» **Written exercise**: Will you quote precisely the lines that run from the top of the material below to the line containing "from matplotlib.patches import Rectangle", both ends included?

━━━━━ Data in this exercise

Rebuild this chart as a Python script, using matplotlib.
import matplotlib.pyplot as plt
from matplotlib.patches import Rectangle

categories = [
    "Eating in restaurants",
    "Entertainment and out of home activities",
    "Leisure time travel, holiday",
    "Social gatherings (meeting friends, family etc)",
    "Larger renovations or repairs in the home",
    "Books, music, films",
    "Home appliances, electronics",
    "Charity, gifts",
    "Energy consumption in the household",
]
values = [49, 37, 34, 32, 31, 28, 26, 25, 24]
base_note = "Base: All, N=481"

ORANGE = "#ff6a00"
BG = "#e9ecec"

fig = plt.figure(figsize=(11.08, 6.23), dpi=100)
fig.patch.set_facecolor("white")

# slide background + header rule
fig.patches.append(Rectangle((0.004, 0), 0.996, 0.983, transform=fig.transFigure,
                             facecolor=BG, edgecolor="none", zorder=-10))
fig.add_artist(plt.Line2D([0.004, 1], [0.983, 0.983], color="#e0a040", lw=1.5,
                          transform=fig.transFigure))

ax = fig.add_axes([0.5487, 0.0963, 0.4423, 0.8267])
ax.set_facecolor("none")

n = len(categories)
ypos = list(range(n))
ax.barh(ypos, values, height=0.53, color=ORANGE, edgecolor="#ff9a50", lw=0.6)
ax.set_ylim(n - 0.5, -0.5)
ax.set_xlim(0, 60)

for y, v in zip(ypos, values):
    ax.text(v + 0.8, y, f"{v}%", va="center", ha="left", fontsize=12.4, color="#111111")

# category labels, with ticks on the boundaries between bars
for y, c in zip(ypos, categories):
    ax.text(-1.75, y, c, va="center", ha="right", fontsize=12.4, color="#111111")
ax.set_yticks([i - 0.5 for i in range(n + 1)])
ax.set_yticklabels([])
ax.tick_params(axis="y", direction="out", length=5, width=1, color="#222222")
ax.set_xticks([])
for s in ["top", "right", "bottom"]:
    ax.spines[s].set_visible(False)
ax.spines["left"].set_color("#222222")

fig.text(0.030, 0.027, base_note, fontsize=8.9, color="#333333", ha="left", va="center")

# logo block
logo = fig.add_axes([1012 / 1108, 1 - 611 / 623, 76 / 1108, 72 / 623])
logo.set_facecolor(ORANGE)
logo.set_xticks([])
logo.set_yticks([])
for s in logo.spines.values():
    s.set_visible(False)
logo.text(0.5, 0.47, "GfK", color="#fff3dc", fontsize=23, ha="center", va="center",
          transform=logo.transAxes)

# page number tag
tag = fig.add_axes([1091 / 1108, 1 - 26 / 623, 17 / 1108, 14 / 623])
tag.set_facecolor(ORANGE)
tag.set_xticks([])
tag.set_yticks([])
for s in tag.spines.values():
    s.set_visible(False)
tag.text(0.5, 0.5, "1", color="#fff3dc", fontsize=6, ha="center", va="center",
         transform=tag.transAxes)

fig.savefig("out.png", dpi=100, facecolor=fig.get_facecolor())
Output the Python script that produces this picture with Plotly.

━━━━━━━━━━

» **Solution to this problem**:
Rebuild this chart as a Python script, using matplotlib.
import matplotlib.pyplot as plt
from matplotlib.patches import Rectangle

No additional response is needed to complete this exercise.